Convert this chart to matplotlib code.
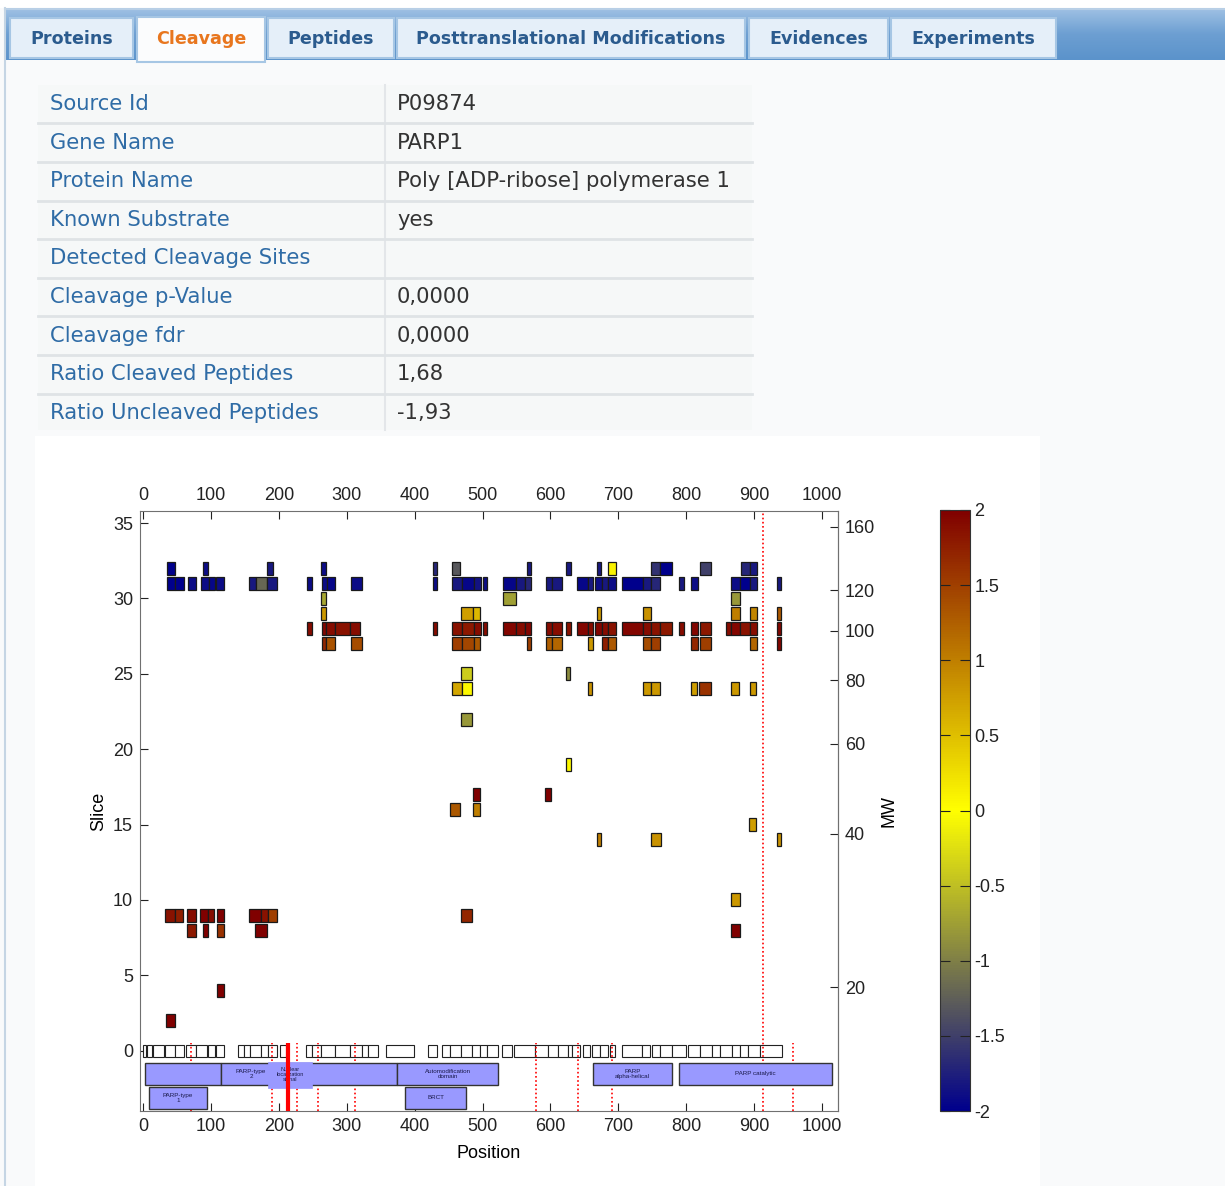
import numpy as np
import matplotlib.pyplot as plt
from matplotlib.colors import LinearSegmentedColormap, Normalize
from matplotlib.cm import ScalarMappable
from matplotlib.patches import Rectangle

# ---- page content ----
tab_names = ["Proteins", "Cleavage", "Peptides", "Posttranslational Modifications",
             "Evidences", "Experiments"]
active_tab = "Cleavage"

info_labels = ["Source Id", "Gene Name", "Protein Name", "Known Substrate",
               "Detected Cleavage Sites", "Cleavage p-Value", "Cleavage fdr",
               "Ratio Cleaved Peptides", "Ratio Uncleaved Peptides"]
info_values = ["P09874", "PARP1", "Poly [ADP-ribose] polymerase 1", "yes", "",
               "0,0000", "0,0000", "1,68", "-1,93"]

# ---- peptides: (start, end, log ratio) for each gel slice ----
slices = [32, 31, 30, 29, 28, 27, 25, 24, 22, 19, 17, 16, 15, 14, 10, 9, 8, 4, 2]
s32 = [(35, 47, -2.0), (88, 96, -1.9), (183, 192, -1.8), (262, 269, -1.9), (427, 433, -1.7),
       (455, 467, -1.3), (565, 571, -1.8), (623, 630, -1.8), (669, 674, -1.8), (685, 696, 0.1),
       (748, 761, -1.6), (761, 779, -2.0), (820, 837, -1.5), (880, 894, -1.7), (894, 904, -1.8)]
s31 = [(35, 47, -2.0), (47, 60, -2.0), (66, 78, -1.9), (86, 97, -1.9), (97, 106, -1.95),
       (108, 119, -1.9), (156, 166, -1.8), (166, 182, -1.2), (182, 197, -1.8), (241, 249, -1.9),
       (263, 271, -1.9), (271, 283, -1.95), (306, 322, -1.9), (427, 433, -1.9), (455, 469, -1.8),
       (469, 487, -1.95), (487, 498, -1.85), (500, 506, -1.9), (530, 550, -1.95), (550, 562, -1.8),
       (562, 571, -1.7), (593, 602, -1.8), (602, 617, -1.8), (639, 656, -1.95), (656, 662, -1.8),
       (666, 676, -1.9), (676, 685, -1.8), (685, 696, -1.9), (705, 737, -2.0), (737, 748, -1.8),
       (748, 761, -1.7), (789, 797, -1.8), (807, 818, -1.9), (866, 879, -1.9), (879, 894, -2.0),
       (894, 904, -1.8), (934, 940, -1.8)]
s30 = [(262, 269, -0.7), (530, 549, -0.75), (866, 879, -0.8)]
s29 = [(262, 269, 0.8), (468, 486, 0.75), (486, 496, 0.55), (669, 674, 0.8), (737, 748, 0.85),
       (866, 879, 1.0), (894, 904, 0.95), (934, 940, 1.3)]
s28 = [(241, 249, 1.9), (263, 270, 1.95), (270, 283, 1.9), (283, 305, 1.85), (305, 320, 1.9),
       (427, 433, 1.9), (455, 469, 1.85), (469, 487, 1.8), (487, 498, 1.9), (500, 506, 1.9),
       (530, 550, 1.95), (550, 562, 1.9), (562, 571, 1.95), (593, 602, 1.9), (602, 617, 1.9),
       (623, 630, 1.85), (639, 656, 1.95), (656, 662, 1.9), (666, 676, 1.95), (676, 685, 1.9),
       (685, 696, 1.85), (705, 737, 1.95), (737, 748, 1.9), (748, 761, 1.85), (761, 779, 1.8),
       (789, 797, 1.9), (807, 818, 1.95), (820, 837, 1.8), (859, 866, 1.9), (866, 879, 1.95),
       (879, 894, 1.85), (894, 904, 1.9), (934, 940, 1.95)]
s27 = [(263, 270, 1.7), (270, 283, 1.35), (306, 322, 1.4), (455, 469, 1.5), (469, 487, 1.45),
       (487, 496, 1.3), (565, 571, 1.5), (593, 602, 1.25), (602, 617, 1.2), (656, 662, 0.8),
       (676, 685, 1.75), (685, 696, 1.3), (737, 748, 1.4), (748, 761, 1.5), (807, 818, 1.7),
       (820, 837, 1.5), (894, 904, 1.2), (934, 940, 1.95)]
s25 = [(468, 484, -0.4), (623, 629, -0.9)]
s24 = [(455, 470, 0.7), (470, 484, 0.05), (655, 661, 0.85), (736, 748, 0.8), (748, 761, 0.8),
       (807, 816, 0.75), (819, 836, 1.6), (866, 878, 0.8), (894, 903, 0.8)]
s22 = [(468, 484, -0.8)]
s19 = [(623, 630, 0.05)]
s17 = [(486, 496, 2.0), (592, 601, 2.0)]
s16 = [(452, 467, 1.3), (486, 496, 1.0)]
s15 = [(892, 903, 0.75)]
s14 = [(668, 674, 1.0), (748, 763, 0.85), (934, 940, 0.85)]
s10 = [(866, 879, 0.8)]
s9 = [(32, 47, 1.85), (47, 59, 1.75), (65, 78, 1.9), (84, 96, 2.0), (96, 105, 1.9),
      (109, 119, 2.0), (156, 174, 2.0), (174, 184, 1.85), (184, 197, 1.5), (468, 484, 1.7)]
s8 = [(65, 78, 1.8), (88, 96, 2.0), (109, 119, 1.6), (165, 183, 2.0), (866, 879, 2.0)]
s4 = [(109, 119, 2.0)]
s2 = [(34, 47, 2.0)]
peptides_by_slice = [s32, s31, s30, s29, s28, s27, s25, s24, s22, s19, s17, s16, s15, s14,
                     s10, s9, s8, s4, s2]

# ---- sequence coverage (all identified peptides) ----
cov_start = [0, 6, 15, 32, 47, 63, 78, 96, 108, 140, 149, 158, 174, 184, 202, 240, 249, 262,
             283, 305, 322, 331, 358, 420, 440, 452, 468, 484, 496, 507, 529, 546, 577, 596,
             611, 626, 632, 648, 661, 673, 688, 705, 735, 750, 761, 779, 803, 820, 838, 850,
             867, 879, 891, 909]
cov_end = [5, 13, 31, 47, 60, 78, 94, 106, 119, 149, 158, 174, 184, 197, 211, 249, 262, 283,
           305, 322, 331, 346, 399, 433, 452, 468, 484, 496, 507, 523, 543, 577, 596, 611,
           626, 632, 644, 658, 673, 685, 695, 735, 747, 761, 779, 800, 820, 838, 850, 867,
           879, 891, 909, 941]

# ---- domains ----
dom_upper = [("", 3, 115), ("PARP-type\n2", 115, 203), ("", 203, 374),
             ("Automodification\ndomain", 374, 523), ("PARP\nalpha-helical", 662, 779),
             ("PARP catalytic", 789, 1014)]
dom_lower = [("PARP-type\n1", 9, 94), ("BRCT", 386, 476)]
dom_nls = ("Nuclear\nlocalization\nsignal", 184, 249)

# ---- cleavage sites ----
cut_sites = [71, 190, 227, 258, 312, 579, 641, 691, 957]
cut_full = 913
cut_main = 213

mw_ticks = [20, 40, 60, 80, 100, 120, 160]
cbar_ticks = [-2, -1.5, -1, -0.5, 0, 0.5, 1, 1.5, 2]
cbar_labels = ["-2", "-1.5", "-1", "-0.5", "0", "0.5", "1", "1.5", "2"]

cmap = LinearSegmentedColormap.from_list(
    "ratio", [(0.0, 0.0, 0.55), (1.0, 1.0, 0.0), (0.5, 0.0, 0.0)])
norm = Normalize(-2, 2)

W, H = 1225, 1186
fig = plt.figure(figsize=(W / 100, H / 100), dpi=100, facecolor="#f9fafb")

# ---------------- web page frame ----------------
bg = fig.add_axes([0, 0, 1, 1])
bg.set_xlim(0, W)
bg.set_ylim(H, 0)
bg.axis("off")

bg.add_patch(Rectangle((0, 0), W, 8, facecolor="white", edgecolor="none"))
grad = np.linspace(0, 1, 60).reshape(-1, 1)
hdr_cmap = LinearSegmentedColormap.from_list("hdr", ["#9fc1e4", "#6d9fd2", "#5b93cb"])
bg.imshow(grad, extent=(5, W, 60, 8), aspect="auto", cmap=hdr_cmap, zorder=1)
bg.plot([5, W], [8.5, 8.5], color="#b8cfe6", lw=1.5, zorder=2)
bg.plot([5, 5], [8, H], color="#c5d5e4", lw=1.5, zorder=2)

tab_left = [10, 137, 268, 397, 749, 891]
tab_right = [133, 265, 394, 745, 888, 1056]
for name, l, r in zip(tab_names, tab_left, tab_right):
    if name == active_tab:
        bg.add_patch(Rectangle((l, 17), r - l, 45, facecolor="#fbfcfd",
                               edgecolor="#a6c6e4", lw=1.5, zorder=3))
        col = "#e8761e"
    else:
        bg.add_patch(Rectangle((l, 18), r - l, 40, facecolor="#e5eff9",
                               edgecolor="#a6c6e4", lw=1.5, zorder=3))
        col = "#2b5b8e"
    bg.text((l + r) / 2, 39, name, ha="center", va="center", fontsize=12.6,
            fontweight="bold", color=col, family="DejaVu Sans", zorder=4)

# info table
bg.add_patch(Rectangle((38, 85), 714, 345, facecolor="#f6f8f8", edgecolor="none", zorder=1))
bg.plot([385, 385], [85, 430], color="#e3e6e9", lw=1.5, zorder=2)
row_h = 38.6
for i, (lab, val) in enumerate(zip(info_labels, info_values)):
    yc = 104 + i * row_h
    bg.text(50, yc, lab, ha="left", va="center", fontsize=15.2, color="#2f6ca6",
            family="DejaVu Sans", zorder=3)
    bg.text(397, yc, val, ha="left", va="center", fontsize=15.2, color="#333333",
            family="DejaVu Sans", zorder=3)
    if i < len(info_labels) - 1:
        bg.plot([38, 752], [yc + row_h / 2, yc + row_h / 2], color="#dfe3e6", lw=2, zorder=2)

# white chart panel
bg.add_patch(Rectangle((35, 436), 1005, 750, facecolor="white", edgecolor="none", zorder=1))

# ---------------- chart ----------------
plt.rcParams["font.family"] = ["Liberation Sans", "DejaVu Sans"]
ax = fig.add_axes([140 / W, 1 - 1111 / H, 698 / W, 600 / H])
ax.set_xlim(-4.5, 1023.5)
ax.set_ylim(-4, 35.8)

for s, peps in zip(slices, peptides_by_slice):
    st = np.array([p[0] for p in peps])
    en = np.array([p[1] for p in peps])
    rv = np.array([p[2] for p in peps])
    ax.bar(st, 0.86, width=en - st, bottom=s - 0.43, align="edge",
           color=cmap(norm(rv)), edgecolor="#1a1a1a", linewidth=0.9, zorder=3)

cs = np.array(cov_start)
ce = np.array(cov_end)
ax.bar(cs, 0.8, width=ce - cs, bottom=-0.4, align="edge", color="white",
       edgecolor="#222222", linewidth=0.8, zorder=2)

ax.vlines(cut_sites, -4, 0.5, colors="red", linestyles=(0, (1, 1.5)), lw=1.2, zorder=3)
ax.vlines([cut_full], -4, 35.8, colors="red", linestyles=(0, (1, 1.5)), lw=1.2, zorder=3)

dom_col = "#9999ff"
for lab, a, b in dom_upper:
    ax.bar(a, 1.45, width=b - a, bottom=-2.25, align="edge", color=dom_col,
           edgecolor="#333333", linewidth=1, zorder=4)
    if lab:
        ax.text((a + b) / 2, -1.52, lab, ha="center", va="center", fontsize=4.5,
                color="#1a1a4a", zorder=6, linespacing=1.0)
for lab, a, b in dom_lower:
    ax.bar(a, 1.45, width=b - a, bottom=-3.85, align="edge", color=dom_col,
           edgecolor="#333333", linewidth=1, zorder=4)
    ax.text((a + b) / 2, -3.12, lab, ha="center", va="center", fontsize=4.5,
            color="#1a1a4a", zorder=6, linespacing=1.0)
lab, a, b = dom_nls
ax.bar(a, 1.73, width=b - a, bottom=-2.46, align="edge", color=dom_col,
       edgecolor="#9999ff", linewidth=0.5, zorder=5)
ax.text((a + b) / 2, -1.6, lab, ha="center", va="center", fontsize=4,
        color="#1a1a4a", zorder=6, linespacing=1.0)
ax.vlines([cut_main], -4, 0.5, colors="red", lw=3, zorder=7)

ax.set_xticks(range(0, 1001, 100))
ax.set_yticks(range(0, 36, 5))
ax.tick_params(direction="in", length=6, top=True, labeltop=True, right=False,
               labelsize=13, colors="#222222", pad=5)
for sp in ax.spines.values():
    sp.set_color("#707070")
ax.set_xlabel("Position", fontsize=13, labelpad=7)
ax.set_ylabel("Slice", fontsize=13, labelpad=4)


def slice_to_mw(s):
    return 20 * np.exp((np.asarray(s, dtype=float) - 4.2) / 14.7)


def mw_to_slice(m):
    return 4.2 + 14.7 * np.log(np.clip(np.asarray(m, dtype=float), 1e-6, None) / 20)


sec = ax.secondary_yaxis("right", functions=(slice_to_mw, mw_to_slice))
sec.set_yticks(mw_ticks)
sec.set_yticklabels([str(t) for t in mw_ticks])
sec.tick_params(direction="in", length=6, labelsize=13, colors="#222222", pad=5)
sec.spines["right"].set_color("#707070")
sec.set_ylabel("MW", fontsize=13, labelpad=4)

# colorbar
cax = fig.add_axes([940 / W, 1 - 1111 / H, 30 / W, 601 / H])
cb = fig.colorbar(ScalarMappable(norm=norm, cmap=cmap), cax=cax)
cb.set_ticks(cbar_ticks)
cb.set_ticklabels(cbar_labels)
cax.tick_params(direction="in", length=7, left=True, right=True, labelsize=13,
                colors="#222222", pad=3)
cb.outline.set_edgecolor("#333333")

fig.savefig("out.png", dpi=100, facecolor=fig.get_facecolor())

----

What you should do: The lines from the top of the data above through the one holding "from matplotlib.patches import Rectangle" are to be repeated exactly, and only those, with no pictures.

Output of the task:
Convert this chart to matplotlib code.
import numpy as np
import matplotlib.pyplot as plt
from matplotlib.colors import LinearSegmentedColormap, Normalize
from matplotlib.cm import ScalarMappable
from matplotlib.patches import Rectangle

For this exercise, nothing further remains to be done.